(Source code of charts)
## Start

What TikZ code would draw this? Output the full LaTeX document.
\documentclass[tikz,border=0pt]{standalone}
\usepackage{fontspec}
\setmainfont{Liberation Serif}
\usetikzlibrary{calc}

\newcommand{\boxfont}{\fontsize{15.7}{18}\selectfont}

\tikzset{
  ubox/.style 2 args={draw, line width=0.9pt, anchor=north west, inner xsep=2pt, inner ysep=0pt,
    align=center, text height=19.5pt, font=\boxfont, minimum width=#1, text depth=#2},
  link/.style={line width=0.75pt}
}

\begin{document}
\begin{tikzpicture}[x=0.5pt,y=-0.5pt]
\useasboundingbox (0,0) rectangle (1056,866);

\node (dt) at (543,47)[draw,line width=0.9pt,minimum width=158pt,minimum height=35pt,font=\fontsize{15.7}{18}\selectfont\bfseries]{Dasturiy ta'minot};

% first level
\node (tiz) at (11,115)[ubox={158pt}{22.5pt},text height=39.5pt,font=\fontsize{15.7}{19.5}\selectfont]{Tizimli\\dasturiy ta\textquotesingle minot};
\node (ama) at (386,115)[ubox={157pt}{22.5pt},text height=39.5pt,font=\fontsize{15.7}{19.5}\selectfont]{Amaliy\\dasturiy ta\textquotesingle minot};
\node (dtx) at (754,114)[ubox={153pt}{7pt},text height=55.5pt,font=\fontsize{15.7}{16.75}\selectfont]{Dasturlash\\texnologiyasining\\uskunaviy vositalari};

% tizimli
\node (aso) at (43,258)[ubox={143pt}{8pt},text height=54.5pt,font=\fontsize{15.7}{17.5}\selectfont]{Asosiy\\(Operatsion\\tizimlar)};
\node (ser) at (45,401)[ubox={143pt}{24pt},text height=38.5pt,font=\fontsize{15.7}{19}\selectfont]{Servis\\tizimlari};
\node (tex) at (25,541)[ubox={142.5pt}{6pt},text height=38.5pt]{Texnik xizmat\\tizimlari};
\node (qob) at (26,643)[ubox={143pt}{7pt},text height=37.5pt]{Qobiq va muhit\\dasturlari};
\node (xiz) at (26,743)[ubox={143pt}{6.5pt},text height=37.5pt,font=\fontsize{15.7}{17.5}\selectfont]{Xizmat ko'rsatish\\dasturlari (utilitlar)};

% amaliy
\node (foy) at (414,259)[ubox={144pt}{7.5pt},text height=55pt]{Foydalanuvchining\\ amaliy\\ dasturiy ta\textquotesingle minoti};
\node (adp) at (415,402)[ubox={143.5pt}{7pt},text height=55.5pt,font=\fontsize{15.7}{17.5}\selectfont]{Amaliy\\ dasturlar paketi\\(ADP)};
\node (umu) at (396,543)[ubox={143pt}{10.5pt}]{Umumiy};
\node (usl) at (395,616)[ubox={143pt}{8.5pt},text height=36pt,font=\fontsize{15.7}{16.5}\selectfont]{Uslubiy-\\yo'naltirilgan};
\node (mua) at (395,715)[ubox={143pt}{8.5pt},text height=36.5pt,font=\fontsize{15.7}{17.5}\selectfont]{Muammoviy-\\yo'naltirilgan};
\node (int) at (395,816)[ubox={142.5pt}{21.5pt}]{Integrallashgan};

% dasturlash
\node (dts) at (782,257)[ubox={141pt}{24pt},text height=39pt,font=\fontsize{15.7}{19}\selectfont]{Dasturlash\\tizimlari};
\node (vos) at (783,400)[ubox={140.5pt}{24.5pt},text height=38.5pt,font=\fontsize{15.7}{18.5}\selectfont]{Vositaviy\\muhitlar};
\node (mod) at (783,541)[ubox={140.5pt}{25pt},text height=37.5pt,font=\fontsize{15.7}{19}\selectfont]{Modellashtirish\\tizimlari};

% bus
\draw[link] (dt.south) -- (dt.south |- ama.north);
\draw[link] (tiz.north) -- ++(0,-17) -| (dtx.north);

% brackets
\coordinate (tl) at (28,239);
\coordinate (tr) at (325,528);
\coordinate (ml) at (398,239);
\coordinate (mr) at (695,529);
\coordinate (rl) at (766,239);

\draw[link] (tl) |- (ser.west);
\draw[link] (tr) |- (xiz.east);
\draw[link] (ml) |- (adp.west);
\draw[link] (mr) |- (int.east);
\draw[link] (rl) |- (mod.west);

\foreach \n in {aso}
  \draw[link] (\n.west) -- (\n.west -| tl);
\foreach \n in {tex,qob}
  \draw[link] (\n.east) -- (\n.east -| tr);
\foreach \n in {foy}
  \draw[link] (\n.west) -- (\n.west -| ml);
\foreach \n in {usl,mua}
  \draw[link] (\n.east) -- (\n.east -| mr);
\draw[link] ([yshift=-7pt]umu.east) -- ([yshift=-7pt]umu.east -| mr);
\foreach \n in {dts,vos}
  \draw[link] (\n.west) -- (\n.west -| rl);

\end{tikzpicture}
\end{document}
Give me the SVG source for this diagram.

## End

Check each line of the data above for the string "this" and report only how many lines have it.

## [Output of the task]
2